WRITTEN EXERCISE:
Transcribe only the lines of the listing below from the one holding "Convert this chart to matplotlib code." through the one holding "1, 1, 1, 1, 1, 3, 2, 1, 1, 1]", inclusive, without any change.

SUPPLIED MATERIAL:
—————

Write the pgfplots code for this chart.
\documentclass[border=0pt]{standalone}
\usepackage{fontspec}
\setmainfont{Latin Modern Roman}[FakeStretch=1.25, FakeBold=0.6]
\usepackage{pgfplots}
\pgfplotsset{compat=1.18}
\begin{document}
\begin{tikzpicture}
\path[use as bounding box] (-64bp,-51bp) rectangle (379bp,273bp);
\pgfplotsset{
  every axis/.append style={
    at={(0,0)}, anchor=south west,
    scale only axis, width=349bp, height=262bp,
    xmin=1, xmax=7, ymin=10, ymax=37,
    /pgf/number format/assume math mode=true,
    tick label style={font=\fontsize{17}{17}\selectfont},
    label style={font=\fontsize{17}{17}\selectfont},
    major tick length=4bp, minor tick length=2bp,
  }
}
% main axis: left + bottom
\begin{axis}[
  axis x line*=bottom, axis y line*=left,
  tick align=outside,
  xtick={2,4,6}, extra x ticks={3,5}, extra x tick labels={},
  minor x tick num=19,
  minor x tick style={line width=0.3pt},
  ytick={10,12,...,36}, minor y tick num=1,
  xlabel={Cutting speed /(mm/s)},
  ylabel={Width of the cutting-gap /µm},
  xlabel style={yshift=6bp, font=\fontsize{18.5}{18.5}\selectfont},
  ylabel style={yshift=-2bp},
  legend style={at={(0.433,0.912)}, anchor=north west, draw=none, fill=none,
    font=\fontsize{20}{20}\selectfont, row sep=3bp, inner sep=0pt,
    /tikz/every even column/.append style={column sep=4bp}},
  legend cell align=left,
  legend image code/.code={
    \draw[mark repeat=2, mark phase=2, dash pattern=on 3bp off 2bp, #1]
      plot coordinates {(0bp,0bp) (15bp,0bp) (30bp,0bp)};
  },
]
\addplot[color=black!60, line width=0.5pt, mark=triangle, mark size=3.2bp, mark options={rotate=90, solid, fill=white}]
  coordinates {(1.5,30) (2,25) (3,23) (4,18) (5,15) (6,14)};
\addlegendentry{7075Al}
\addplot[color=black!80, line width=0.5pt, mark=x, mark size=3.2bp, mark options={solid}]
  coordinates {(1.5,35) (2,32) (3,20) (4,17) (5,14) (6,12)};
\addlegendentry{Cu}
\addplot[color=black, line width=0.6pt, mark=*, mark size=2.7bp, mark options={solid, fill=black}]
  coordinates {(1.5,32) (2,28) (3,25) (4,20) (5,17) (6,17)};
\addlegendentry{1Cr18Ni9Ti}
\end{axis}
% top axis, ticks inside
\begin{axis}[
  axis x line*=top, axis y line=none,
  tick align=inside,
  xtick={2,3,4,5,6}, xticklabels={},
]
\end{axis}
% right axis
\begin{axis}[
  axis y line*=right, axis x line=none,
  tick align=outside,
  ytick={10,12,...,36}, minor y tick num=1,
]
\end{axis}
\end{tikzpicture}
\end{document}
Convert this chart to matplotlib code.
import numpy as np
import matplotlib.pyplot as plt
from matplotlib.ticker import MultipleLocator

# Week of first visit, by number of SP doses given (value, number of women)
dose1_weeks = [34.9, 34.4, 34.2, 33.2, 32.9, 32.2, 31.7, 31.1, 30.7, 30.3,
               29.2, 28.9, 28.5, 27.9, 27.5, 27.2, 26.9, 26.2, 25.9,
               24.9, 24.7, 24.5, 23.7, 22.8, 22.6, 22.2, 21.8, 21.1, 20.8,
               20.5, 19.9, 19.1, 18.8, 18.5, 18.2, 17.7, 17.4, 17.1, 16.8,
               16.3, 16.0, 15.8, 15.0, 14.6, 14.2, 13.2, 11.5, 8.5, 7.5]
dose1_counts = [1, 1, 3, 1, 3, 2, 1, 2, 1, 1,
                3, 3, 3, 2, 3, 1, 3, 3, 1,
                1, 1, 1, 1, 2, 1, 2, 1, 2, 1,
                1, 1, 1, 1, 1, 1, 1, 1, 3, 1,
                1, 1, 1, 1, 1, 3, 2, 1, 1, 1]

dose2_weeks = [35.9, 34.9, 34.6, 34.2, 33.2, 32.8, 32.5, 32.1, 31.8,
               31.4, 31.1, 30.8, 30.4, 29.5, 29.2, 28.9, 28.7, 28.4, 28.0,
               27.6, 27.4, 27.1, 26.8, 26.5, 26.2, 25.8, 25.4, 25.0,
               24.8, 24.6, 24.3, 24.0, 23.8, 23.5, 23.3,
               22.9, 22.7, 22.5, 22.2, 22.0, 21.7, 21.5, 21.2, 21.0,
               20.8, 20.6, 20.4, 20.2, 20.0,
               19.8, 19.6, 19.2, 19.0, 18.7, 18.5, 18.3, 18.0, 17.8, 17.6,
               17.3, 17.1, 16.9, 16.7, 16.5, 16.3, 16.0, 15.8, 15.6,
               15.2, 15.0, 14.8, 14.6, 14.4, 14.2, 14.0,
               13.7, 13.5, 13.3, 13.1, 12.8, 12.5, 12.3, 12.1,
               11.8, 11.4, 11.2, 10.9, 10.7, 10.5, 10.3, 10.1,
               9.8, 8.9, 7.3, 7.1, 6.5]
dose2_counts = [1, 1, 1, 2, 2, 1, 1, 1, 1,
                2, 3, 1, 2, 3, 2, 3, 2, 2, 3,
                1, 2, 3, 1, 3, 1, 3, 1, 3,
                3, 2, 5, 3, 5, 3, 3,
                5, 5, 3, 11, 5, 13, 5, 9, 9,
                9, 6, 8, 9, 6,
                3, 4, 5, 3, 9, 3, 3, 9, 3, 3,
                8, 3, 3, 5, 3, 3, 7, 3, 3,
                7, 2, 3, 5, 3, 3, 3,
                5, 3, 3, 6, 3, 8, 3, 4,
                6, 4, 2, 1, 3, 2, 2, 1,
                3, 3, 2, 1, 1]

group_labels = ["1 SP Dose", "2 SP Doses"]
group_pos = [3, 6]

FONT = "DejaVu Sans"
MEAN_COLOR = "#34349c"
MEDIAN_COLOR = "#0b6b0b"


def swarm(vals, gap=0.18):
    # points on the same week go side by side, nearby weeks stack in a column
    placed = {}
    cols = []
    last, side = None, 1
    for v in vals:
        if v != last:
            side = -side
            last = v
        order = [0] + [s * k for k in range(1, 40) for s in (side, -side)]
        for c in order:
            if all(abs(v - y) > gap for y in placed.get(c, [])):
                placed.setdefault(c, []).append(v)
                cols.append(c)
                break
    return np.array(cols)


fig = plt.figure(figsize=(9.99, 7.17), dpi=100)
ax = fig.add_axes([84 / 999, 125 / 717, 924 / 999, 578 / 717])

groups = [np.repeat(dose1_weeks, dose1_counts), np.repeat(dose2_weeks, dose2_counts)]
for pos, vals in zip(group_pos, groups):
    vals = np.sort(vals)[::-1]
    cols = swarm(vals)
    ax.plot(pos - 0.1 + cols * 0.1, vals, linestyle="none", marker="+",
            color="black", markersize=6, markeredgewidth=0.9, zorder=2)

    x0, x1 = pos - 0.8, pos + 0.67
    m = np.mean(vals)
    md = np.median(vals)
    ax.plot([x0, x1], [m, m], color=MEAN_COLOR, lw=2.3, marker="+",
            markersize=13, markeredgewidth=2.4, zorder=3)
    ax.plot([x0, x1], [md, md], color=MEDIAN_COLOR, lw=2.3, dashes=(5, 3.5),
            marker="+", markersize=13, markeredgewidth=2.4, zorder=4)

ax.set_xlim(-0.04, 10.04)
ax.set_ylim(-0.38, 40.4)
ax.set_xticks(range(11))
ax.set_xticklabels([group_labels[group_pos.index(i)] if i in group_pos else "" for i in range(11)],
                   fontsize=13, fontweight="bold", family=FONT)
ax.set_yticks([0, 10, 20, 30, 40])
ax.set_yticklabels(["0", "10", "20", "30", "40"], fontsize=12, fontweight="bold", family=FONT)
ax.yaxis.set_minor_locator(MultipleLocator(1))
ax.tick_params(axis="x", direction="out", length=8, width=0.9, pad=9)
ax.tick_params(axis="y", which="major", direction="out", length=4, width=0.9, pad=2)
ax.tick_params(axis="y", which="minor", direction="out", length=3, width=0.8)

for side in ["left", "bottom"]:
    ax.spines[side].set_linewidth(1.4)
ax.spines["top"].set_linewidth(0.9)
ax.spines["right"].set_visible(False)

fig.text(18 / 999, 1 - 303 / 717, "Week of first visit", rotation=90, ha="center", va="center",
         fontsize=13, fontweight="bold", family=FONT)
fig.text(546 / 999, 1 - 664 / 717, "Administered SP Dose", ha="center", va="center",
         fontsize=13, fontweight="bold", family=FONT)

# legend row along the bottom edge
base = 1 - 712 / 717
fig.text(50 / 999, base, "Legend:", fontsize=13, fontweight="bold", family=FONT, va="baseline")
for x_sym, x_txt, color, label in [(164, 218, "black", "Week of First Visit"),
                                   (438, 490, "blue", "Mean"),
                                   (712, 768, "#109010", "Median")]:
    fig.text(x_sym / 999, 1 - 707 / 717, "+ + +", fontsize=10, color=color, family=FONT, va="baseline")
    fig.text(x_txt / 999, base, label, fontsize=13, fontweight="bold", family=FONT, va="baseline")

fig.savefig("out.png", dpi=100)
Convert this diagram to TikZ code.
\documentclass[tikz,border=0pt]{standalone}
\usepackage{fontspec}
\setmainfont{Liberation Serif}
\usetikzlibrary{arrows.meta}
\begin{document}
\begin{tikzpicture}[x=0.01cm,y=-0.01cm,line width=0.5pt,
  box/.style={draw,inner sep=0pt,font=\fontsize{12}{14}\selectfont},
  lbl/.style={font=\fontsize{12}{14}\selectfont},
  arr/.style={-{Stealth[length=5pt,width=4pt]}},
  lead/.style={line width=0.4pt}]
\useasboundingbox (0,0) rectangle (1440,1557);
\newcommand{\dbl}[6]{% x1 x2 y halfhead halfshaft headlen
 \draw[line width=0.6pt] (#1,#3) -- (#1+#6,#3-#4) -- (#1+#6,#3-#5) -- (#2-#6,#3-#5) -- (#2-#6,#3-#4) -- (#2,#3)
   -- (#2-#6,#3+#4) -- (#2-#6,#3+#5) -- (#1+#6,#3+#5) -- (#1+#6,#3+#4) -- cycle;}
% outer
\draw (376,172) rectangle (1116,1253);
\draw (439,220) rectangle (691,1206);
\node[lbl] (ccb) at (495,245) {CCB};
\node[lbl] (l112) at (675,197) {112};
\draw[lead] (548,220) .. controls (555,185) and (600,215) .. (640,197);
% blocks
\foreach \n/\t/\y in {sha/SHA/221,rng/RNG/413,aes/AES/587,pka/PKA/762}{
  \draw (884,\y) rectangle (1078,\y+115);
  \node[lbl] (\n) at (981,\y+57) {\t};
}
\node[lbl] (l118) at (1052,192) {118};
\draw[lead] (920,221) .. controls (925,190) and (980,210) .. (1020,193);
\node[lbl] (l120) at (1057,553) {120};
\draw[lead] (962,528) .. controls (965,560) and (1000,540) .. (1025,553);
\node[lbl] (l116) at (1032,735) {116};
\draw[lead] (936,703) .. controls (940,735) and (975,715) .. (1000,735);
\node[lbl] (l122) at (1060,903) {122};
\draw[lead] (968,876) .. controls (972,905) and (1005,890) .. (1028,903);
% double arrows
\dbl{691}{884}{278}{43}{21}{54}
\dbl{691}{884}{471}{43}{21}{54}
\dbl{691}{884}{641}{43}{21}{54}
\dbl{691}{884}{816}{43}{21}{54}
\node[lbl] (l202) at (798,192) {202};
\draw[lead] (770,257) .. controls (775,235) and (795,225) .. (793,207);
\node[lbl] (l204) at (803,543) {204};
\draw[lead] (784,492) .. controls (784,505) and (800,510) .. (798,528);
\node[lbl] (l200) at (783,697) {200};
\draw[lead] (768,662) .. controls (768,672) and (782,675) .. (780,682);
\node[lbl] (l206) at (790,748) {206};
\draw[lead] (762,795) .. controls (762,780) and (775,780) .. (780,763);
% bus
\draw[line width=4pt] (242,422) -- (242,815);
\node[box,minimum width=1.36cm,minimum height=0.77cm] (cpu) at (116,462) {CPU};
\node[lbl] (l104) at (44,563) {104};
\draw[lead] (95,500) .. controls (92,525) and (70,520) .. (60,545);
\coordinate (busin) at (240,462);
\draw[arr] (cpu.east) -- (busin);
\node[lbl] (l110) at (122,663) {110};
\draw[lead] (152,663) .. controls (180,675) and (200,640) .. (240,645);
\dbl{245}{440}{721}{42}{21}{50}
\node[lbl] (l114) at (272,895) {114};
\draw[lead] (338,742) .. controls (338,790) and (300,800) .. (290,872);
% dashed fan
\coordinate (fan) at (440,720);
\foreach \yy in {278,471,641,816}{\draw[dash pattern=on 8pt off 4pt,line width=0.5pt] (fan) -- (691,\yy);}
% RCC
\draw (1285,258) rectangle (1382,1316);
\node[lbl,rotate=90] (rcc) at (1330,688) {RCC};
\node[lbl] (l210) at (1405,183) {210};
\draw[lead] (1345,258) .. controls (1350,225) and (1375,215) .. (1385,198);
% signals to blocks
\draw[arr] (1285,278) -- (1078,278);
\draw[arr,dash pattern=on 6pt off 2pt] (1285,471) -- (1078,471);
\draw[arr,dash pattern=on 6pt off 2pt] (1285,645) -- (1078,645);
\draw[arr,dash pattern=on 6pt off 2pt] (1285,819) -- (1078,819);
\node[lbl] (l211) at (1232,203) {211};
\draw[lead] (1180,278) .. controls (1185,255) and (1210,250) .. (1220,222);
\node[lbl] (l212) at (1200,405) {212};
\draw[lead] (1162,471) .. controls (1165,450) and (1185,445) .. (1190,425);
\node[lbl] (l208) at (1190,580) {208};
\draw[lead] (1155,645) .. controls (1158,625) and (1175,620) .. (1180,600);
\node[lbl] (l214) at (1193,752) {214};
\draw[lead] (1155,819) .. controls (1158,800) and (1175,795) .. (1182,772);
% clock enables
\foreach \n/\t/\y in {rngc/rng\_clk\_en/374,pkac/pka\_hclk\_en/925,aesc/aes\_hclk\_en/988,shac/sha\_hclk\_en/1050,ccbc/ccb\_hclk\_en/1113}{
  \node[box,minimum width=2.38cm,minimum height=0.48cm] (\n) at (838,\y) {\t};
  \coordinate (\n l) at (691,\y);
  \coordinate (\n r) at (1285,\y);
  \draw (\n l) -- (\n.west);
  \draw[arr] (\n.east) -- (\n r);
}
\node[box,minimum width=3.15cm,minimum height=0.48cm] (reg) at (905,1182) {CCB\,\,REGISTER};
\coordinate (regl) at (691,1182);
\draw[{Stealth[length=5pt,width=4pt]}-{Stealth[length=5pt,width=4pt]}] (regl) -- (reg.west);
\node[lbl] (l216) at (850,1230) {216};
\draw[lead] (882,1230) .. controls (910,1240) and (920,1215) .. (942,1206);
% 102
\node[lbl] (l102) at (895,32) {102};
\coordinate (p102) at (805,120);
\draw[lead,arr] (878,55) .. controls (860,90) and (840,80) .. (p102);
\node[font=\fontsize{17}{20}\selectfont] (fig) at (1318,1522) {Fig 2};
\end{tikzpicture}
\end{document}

—————

RESPONSE TO THE TASK:
Convert this chart to matplotlib code.
import numpy as np
import matplotlib.pyplot as plt
from matplotlib.ticker import MultipleLocator

# Week of first visit, by number of SP doses given (value, number of women)
dose1_weeks = [34.9, 34.4, 34.2, 33.2, 32.9, 32.2, 31.7, 31.1, 30.7, 30.3,
               29.2, 28.9, 28.5, 27.9, 27.5, 27.2, 26.9, 26.2, 25.9,
               24.9, 24.7, 24.5, 23.7, 22.8, 22.6, 22.2, 21.8, 21.1, 20.8,
               20.5, 19.9, 19.1, 18.8, 18.5, 18.2, 17.7, 17.4, 17.1, 16.8,
               16.3, 16.0, 15.8, 15.0, 14.6, 14.2, 13.2, 11.5, 8.5, 7.5]
dose1_counts = [1, 1, 3, 1, 3, 2, 1, 2, 1, 1,
                3, 3, 3, 2, 3, 1, 3, 3, 1,
                1, 1, 1, 1, 2, 1, 2, 1, 2, 1,
                1, 1, 1, 1, 1, 1, 1, 1, 3, 1,
                1, 1, 1, 1, 1, 3, 2, 1, 1, 1]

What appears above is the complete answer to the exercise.